TRA ‘86 (Tax Reform Act Of 1986)
Sweeping revisions to the income tax laws, enacted by the United State Congress in 1986, that lowered tax rates and eliminated many tax shelters.

Trustee
The individual, group of individuals, bank, or trust company having fiduciary responsibility for holding plan assets. 

U

USERRA ‘94
(The Uniformed Services Employment and Reemployment Rights Act) protects service members' reemployment rights when returning from a period of service in the uniformed services, including those called up from the reserves or National Guard, and prohibits employer discrimination based on military service or obligation.

V

Vesting Schedule
The structure for determining participants' right to company contributions that have accrued in their individual accounts. In a plan with immediate vesting, company contributions are fully vested as soon as they are deposited to a participant's account. Cliff vesting provides that company contributions will be fully vested only after a specific amount of time, and that employees who leave before this happens will not be entitled to any of the company contributions (with certain exceptions for death, disability or retirement). In plans with graded vesting, vesting occurs in specified increments.

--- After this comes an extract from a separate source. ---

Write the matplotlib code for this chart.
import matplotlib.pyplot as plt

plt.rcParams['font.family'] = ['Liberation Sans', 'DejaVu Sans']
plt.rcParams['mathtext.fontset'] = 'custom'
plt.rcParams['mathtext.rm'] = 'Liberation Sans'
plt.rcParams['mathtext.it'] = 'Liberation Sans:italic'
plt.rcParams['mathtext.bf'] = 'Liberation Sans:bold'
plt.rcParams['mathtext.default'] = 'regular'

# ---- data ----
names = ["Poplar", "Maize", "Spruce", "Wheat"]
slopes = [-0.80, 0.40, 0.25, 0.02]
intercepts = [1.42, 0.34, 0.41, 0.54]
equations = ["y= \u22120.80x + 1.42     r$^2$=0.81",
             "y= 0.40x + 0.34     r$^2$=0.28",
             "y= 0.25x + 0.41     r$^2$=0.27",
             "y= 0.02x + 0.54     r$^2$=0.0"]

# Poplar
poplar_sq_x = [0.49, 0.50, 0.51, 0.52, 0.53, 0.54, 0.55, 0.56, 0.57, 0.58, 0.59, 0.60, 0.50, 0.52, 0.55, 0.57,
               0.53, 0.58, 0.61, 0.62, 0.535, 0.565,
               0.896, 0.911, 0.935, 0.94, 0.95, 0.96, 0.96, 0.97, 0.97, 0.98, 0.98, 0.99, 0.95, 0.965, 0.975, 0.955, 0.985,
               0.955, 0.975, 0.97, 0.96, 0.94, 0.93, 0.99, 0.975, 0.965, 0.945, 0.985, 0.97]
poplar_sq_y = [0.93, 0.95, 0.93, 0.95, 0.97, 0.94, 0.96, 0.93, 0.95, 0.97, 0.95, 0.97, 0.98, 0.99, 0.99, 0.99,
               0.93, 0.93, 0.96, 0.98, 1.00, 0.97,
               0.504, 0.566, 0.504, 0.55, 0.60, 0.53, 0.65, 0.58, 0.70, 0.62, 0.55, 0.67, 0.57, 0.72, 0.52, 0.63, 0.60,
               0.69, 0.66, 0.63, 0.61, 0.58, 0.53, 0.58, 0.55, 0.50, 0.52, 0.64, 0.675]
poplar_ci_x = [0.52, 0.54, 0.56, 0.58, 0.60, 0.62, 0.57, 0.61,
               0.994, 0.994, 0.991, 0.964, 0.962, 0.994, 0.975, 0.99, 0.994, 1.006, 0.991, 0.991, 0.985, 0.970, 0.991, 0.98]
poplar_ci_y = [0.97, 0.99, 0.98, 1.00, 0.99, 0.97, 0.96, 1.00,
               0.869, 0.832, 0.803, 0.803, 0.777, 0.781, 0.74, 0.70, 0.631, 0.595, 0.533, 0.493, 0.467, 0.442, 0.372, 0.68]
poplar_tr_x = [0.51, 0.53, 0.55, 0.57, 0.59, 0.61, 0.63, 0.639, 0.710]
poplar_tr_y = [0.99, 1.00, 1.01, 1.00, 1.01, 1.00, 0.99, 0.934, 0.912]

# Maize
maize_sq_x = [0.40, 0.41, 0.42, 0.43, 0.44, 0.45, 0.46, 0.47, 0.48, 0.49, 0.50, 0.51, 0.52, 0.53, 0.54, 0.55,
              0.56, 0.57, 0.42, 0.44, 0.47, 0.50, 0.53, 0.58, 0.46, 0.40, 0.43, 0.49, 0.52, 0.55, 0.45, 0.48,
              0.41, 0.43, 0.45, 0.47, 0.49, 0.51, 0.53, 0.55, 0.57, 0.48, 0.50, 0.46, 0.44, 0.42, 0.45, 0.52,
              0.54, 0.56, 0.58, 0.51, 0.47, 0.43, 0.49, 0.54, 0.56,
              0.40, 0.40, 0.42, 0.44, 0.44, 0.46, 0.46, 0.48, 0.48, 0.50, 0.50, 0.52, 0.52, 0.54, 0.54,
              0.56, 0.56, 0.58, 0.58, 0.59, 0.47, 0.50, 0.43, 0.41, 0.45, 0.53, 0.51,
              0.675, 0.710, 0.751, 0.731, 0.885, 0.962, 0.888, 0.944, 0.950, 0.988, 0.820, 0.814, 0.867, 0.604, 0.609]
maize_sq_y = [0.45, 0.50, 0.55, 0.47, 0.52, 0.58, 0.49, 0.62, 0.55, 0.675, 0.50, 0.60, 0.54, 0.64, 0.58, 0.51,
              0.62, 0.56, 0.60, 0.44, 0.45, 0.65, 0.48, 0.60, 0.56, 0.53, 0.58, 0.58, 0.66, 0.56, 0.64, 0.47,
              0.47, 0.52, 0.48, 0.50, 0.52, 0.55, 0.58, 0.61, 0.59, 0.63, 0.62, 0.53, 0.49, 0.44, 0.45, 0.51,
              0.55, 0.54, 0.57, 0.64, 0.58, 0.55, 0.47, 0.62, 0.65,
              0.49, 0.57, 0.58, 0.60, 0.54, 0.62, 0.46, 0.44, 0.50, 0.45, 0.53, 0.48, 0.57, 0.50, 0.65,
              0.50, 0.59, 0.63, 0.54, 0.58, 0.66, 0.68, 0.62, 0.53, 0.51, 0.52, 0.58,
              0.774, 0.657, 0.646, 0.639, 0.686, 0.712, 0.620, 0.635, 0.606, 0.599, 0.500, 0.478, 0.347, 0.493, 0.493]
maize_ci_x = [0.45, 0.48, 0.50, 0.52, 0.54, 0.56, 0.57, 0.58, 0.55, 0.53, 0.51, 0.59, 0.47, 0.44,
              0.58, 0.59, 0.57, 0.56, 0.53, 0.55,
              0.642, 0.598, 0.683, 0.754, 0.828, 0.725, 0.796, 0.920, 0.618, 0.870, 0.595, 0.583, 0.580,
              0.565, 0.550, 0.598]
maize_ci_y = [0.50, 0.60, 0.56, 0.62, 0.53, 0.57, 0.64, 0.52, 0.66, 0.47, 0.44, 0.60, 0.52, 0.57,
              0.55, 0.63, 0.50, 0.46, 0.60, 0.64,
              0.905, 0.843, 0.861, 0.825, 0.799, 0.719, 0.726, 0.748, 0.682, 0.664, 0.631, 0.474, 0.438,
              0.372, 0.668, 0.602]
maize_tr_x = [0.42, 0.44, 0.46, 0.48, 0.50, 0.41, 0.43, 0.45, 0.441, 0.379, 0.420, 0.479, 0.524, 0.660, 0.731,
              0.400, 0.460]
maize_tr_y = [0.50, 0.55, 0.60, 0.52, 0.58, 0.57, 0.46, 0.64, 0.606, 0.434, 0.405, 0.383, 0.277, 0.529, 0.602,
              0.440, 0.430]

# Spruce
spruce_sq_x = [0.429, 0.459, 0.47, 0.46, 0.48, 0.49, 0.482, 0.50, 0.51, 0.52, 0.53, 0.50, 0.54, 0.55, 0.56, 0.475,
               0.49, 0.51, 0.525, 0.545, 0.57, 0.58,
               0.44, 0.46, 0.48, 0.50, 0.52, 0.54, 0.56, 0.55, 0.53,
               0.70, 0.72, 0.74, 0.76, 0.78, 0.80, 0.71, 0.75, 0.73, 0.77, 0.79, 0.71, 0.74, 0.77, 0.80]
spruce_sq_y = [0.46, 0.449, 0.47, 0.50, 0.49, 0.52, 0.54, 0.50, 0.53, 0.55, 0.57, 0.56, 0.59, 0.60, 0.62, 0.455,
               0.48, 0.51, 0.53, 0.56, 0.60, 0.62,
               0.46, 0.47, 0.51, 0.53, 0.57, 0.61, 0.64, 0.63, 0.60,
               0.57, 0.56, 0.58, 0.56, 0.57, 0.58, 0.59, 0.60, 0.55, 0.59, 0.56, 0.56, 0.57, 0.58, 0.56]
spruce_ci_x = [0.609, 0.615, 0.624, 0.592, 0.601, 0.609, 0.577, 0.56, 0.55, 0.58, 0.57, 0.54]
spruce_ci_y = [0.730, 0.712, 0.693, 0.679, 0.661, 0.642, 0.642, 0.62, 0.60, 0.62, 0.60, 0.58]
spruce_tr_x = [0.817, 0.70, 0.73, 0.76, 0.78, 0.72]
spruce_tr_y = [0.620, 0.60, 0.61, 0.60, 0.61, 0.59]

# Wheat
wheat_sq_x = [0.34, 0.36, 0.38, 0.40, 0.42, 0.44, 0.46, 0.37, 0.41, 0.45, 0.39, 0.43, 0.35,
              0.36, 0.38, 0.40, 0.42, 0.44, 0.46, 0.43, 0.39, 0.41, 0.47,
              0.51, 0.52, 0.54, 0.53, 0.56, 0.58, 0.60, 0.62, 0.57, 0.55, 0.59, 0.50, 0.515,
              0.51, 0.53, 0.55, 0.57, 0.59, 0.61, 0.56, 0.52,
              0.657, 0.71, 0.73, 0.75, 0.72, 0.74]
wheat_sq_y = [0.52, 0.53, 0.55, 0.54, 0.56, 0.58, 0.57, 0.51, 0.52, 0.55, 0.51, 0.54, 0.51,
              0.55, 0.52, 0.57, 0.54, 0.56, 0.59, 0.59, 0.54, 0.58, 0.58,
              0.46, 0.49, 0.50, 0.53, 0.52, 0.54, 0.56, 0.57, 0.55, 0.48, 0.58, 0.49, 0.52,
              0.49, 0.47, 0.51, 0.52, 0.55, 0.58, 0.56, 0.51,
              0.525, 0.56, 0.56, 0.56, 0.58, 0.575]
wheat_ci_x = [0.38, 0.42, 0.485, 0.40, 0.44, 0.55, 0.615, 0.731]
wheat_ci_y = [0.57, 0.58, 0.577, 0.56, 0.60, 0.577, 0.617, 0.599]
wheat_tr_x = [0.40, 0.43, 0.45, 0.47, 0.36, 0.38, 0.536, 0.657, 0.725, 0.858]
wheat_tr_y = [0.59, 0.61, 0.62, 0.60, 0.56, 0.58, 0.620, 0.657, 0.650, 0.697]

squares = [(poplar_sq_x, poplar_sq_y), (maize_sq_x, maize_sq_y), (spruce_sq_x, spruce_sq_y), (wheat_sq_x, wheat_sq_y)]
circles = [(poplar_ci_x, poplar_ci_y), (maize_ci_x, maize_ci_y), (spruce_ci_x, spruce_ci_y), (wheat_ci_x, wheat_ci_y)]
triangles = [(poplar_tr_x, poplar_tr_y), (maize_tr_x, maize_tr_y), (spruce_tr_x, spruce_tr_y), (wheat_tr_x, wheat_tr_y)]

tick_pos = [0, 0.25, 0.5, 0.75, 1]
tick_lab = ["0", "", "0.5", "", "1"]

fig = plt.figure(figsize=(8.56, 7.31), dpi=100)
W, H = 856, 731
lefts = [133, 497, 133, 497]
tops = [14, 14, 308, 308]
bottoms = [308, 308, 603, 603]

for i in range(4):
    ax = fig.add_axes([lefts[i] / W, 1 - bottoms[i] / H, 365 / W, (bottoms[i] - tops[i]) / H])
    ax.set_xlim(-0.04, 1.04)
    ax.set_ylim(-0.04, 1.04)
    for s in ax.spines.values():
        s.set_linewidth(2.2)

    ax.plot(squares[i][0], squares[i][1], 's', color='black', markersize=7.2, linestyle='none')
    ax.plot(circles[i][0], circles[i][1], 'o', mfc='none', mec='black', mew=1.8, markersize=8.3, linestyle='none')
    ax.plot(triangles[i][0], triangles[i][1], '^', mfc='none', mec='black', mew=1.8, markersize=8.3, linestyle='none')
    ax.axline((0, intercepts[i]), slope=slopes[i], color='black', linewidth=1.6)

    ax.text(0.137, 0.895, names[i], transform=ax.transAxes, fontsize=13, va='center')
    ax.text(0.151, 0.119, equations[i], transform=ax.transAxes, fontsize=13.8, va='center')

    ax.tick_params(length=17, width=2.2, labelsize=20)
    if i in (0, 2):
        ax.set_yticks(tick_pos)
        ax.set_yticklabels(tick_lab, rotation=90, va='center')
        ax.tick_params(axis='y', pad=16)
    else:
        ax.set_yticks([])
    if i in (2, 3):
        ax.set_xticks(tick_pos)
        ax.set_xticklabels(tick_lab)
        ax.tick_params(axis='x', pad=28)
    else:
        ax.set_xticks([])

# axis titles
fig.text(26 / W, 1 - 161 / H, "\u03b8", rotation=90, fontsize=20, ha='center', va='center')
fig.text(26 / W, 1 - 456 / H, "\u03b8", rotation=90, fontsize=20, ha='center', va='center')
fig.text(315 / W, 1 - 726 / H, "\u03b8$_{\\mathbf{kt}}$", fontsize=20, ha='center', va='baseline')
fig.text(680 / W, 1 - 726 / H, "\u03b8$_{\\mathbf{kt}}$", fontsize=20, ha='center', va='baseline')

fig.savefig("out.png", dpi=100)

Voluntary Correction Program (VCP)
Used when a plan sponsor is under examination and qualification defects are discovered. In the program the plan sponsor and the IRS negotiate an appropriate settlement, typically resulting in larger sanctions than under the VCP program designed to handle the more common and less flagrant plan defects submitted to the IRS for review upon payment of a user fee.

W

WRERA
The Worker, Retiree, and Employer Recovery Act of 2008 provides a number of relief provisions for qualified plan sponsors and their beneficiaries and individual retirement arrangements. These include provisions for required minimum distribution relief for 2009, special rules for Roth-to-Roth rollovers, and expansion of rollovers for non spouse beneficiaries.